Завершением этого бесконечного дня стало празднование 26-летия Александра Дейча, критика и переводчика все из того же киевского «табунка». Отмечалось оно в кафе «ХЛАМ» («Художники – Литераторы – Артисты – Музыканты»), находившемся в подвале той самой гостиницы «Континенталь», где жил Мандельштам. Он спустился вниз и был немедленно приглашен присоединиться к компании, дружно шумевшей за составленными столиками. За одним из столиков сидела и Надя Хазина, та самая юная художница из театра, вскидывавшая иногда в его сторону прекрасные и полные насмешливого любопытства карие глаза.

 

Мандельштама попросили почитать стихи, и поэт, обычно на публике капризный и заставляющий себя уговаривать, тут же и охотно согласился: «Читал с закрытыми глазами, плыл по ритмам… Открывая глаза, смотрел только на Надю Х.» Смотрела на него и она – зрачки в зрачки, дерзко и загадочно улыбаясь…

 

Разгоряченные, они вышли на улицу (оба курили) и за столики уже не вернулись. Всю ночь гуляли по притихшему после праздника городу, вышли по Крещатику на Владимирскую горку и, забыв о гипсовых идолах и о вполне осязаемых бандитах и страхах, кружили аллеями по-над Днепром, встречали рассвет над Трухановым островом. И, не умолкая, говорили – обо всём на свете.

 

Словно предупреждая о возможных связанных с ним осложнениях, Мандельштам рассказывал Наде о Леониде Канегисере, своем родственнике, убийце Урицкого, и о «гекатомбе трупов», которой на его теракт ответили большевики.

 

Пробирал холод, и мандельштамовский пиджак перекочевал на Надины плечи. Но со своей задачей не справлялся и как надо не грел. Не беда: через каждые сто метров парочка останавливалась – они обнимались, целовались, перешептывались…

 

Надежда Мандельштам вспоминала об этом так: «В первый же вечер он появился в «Хламе», и мы легко и бездумно сошлись…»

 

Второго мая в греческой кофейне их «благословил» Владимир Маккавейский, ближайший Надин друг и поэт из семьи богослова: большего для освящения таинства любви между евреем, окрещенным методистом, и еврейкой, крещенной православной, явно не требовалось.

 

Сама дата 1 мая стала для Осипа и Надежды как бы сакральной и совершенно свободной от пролетарских коннотаций. Осип вспоминал о ней, например, 23 февраля 1926 года, когда писал: «Надюшок, 1 мая мы опять будем вместе в Киеве и пойдем на ту днепровскую гору тогдашнюю…».

 

Жена гениального поэта

Вспоминали ее и в 38-м, в снежной западне в Саматихе, когда под самое утро 2 мая, ровно в 19-ю годовщину киевской «помолвки», их разбудили энкавэдэшники и разлучили уже навсегда. «Ночью в часы любви я ловила себя на мысли, а вдруг сейчас войдут и прервут? Так и случилось первого мая 1938 года, оставив после себя своеобразный след – смесь двух воспоминаний». Мандельштама, подталкивая в спину, увели, а все его бумаги покидали в мешок: «Мы не успели ничего сказать друг другу – нас оборвали на полуслове и нам не дали проститься».
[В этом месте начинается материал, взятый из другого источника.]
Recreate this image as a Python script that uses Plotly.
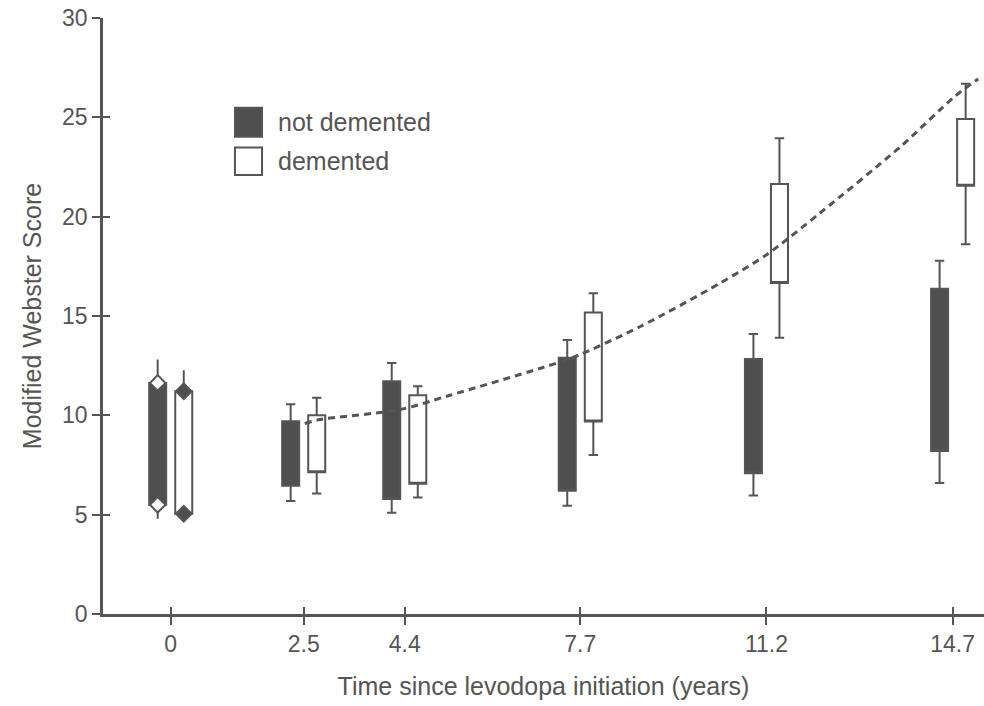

…Тогда, в Киеве Мандельштам провел еще три с лишним недели. Вечером 10 мая – еще один подарок искусства революции: премьера спектакля по пьесе Лопе де Вега «Фуэнте Овехуна» («Овечий источник»), поставленного в Соловцовском театре Константином Марджановым. Исаак Рабинович, один из лучших учеников Экстер, был сценографом спектакля, а Надя Хазина одной из двух его ассистенток. После представления на поклоны выходили и они, вкушая свою толику успеха – оглушительные аплодисменты и вороха дешевых киевских роз.

 

Тогда же, 10 мая, была завершена «Черепаха» – стихи ничем еще не потревоженного счастья, где «холодком повеяло высоким от выпукло-девического лба» и где только «мед, вино и молоко».

 

Но «Н.Х.», то есть Наде Хазиной, посвящена не только «Черепаха», а и вся «Вторая книга» (1923), а также несколько более поздних стихотворений Мандельштама.

 

С самого начала Надежда Яковлевна стала как бы живым продолжением пера или голоса своего мужа: записывала под его диктовку и стихи, и прозу или же переписывала их набело. В результате немалая часть сохранившегося рукописного наследия Мандельштама дошла до нас в ее списках, как авторизованных, так и неавторизованных. Помогала она мужу и в переводной работе (особенно при переводах с английского), нередко переводила и сама.

 

Мемуары

Мемуарные книги Надежды Мандельштам относятся к числу самых известных и значительных русских мемуаров столетия: «Воспоминания», «Вторая книга» и всплывшая уже после ее смерти книга «Об Ахматовой».

 

Английское издание «Воспоминаний» вышло под рыночным названием, обыгрывавшим то состояние, в котором Н.М. тогда пребывала: «Hope against hope», или что-то вроде «Надежде вопреки». Переводчиком выступил Макс Хэйворд, до этого завоевавший себе имя переводами романов Пастернака и Солженицына.

 

Затем – целый вал переводов едва ли не на все европейские языки. Образовалась неожиданная инверсия: известность и слава мемуаров Н.Мандельштам быстро превзошла известность стихов Осипа Мандельштама, переводившихся во второй половине 1960-х годов (благодаря успеху его американского издания по-русски), но не столь интенсивно, как книга Н.Мандельштам.

 

Впрочем, и русский оригинал «Воспоминаний» выдержал впоследствии еще три зарубежных переиздания.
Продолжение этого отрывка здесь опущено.